Что ж, теперь я на него отвечу. Да, перевоспитываются. Не все, но в большинстве своем. Почему? Здесь нельзя ограничиться перечислением причин — ведь как нет одинаковых людей, так не существует и одинаковых причин. Конечно, есть и такие, которые спешат выйти «по половинке», а так как срок укорачивают только тем, кто хорошо себя проявил на работе, они стараются работать хорошо. Но ведь и привычка к труду, которую они при этом непременно получат, сыграет свою роль, уже независимо от того, хотят этого вчерашние тунеядцы или не хотят. Что скрывать, есть на поселении и такие, которых работать заставила материальная заинтересованность. Но ведь опять-таки, для того чтобы заработать совхозный рубль, надо набить не одну трудовую мозоль. Так что и в этой причине подспудно кроется положительное зерно. Но, конечно, особую ценность, на мой взгляд, представляют те, кто почувствовал наконец-то потребность в труде, понял, что от того, будут ли они в дальнейшем работать, зависит вся их будущая жизнь. И таких на поселении уже немало — это не только незадачливые в прошлом колхозницы тетя Маруся и баба Киля, но и «рабочая косточка» — маляр Гвоздева, и «без пяти минут врач» — Лиза Узбаш, и многие другие. Ведь разве не примечательно, что таких, как злостная лентяйка Воробьева, считанные единицы? Более того, те самые поселенцы, которые два-три года назад лодырничали, возмущаются теперь воробьевским ничегонеделаньем. Для них Воробьева — вчерашний день, и в их отношении к ней разве не отражено отношение к собственному прошлому?! Как сложится их жизнь дальше, конечно, трудно сказать.
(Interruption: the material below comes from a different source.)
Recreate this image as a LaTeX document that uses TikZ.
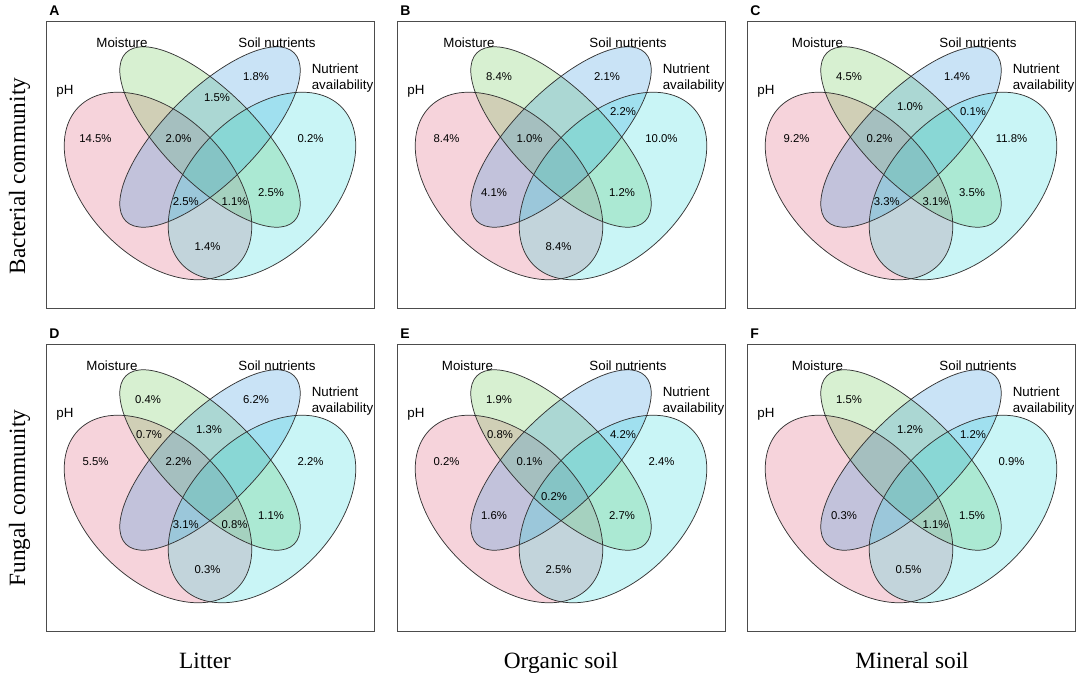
\documentclass[tikz,border=0pt]{standalone}
\usepackage{fontspec}
\setmainfont{Liberation Serif}
\setsansfont{Liberation Sans}

\definecolor{phcol}{RGB}{219,79,111}
\definecolor{mocol}{RGB}{95,195,71}
\definecolor{socol}{RGB}{39,143,219}
\definecolor{nacol}{RGB}{39,215,219}

\tikzset{
  frame/.style={draw=black!70, line width=0.7pt},
  venn/.style={draw=black!80, line width=0.55pt},
  setfill/.style={fill=#1, fill opacity=0.25},
  pct/.style={font=\sffamily\fontsize{8.5}{10}\selectfont, inner sep=0pt},
  setname/.style={font=\sffamily\fontsize{10}{11.6}\selectfont, inner sep=0pt},
  tag/.style={font=\sffamily\bfseries\fontsize{10.5}{12}\selectfont, anchor=base west, inner sep=0pt},
  axislabel/.style={font=\fontsize{17.5}{20}\selectfont, anchor=base, inner sep=0pt}
}

% one panel: frame, four ellipses, set names and the region points
% #1 panel letter, #2 x of the Moisture label
\newcommand{\vennbox}[2]{%
  \draw[frame] (0,0) rectangle (328,-287);
  \node[tag] (#1-tag) at (3,5) {#1};
  \fill[setfill=phcol, rotate around={-45:(112,-165)}] (112,-165) ellipse (112 and 71);
  \fill[setfill=mocol, rotate around={-45:(164,-116)}] (164,-116) ellipse (119 and 46);
  \fill[setfill=socol, rotate around={45:(164,-116)}] (164,-116) ellipse (119 and 46);
  \fill[setfill=nacol, rotate around={45:(216,-165)}] (216,-165) ellipse (112 and 71);
  \draw[venn, rotate around={-45:(112,-165)}] (112,-165) ellipse (112 and 71);
  \draw[venn, rotate around={-45:(164,-116)}] (164,-116) ellipse (119 and 46);
  \draw[venn, rotate around={45:(164,-116)}] (164,-116) ellipse (119 and 46);
  \draw[venn, rotate around={45:(216,-165)}] (216,-165) ellipse (112 and 71);
  \node[setname] (#1-ph) at (19,-70) {pH};
  \node[setname] (#1-mo) at (#2,-22) {Moisture};
  \node[setname] (#1-so) at (231,-22) {Soil nutrients};
  \node[setname, anchor=west, align=left] (#1-na) at (265.5,-57) {Nutrient\\availability};
  \coordinate (p) at (49.5,-117.5);
  \coordinate (m) at (102,-55.5);
  \coordinate (s) at (210,-55.5);
  \coordinate (n) at (264.5,-117.5);
  \coordinate (pm) at (103,-90.7);
  \coordinate (sn) at (226,-90.5);
  \coordinate (ms) at (163,-86);
  \coordinate (pms) at (132.5,-117.5);
  \coordinate (ps) at (97,-172);
  \coordinate (mn) at (225,-171.7);
  \coordinate (psn) at (139.8,-180.5);
  \coordinate (pmn) at (188.5,-180.5);
  \coordinate (pn) at (161.5,-225.5);
  \coordinate (pmsn) at (157,-152.7);
}

\begin{document}
\begin{tikzpicture}[x=0.75pt,y=0.75pt]
  \useasboundingbox (0,0) rectangle (1084,-673);

  \begin{scope}[shift={(46,-21)}]
    \vennbox{A}{76}
    \node[pct] (A-p) at (p) {14.5\%};
    \node[pct] (A-pms) at (pms) {2.0\%};
    \node[pct] (A-ms) at (171,-77) {1.5\%};
    \node[pct] (A-s) at (s) {1.8\%};
    \node[pct] (A-n) at (n) {0.2\%};
    \node[pct] (A-mn) at (mn) {2.5\%};
    \node[pct] (A-psn) at (psn) {2.5\%};
    \node[pct] (A-pmn) at (pmn) {1.1\%};
    \node[pct] (A-pn) at (pn) {1.4\%};
  \end{scope}

  \begin{scope}[shift={(397,-21)}]
    \vennbox{B}{72}
    \node[pct] (B-m) at (m) {8.4\%};
    \node[pct] (B-s) at (s) {2.1\%};
    \node[pct] (B-p) at (p) {8.4\%};
    \node[pct] (B-pms) at (pms) {1.0\%};
    \node[pct] (B-sn) at (sn) {2.2\%};
    \node[pct] (B-n) at (n) {10.0\%};
    \node[pct] (B-ps) at (ps) {4.1\%};
    \node[pct] (B-mn) at (mn) {1.2\%};
    \node[pct] (B-pn) at (pn) {8.4\%};
  \end{scope}

  \begin{scope}[shift={(747,-21)}]
    \vennbox{C}{70.5}
    \node[pct] (C-m) at (m) {4.5\%};
    \node[pct] (C-s) at (s) {1.4\%};
    \node[pct] (C-ms) at (ms) {1.0\%};
    \node[pct] (C-sn) at (sn) {0.1\%};
    \node[pct] (C-p) at (p) {9.2\%};
    \node[pct] (C-pms) at (pms) {0.2\%};
    \node[pct] (C-n) at (n) {11.8\%};
    \node[pct] (C-mn) at (mn) {3.5\%};
    \node[pct] (C-psn) at (psn) {3.3\%};
    \node[pct] (C-pmn) at (pmn) {3.1\%};
  \end{scope}

  \begin{scope}[shift={(46,-344)}]
    \vennbox{D}{66}
    \node[pct] (D-m) at (m) {0.4\%};
    \node[pct] (D-s) at (s) {6.2\%};
    \node[pct] (D-pm) at (pm) {0.7\%};
    \node[pct] (D-ms) at (ms) {1.3\%};
    \node[pct] (D-p) at (p) {5.5\%};
    \node[pct] (D-pms) at (pms) {2.2\%};
    \node[pct] (D-n) at (n) {2.2\%};
    \node[pct] (D-mn) at (mn) {1.1\%};
    \node[pct] (D-psn) at (psn) {3.1\%};
    \node[pct] (D-pmn) at (pmn) {0.8\%};
    \node[pct] (D-pn) at (pn) {0.3\%};
  \end{scope}

  \begin{scope}[shift={(397,-344)}]
    \vennbox{E}{70.5}
    \node[pct] (E-m) at (m) {1.9\%};
    \node[pct] (E-pm) at (pm) {0.8\%};
    \node[pct] (E-sn) at (sn) {4.2\%};
    \node[pct] (E-p) at (p) {0.2\%};
    \node[pct] (E-pms) at (pms) {0.1\%};
    \node[pct] (E-n) at (n) {2.4\%};
    \node[pct] (E-pmsn) at (pmsn) {0.2\%};
    \node[pct] (E-ps) at (ps) {1.6\%};
    \node[pct] (E-mn) at (mn) {2.7\%};
    \node[pct] (E-pn) at (pn) {2.5\%};
  \end{scope}

  \begin{scope}[shift={(747,-344)}]
    \vennbox{F}{70.5}
    \node[pct] (F-m) at (m) {1.5\%};
    \node[pct] (F-ms) at (ms) {1.2\%};
    \node[pct] (F-sn) at (sn) {1.2\%};
    \node[pct] (F-n) at (n) {0.9\%};
    \node[pct] (F-ps) at (ps) {0.3\%};
    \node[pct] (F-pmn) at (pmn) {1.1\%};
    \node[pct] (F-mn) at (mn) {1.5\%};
    \node[pct] (F-pn) at (pn) {0.5\%};
  \end{scope}

  \node[axislabel, rotate=90] (bact) at (25,-176) {Bacterial community};
  \node[axislabel, rotate=90] (fung) at (25,-498) {Fungal community};
  \node[axislabel] (litter) at (205,-668) {Litter};
  \node[axislabel] (organic) at (561,-668) {Organic soil};
  \node[axislabel] (mineral) at (912,-668) {Mineral soil};
\end{tikzpicture}
\end{document}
Но мне кажется, что ни наша звеньевая, ни баба Киля, ни Лиза Узбаш, ни многие другие уже не вернутся на прежнюю обочину. Что, разъехавшись по домам, они и без Каляды займутся настоящим делом. И кто знает, может, годы спустя приеду я в какой-нибудь совхоз и в передовой его работнице узнаю свою старую знакомую тетю Марусю? Или из дверей районной больницы, о которой потребуется написать очерк, выйдет навстречу корреспонденту доктор в белой шапочке на пышных волосах? И этим доктором будет не кто иной, как Лиза Узбаш. Мне почему-то кажется, что так непременно будет…
Но беспокоит другое: произойдет ли переворот в душе поселенцев, изменится ли моральный облик поселенцев Нового Парижа? Ведь от этого зависит, станет ли потом Люда Ткаченко снимать свой рабочий табель или снова превратится в «королеву Марго с Приморского бульвара». И если говорить начистоту, как раз в моральном облике поселенцев есть еще очень много наносного, грязного, что тяжелым балластом лежит на их душах. Возможно, на таких, как Лычкина, лучше подействовал бы более строгий режим. Может быть, и перевоспитанием злостной нарушительницы трудового распорядка Воробьевой следовало заняться в условиях трудовой воспитательной колонии. Но помочь Люде вылезти из пестрых лоскутьев убогой королевы уличных подонков можно было бы и здесь.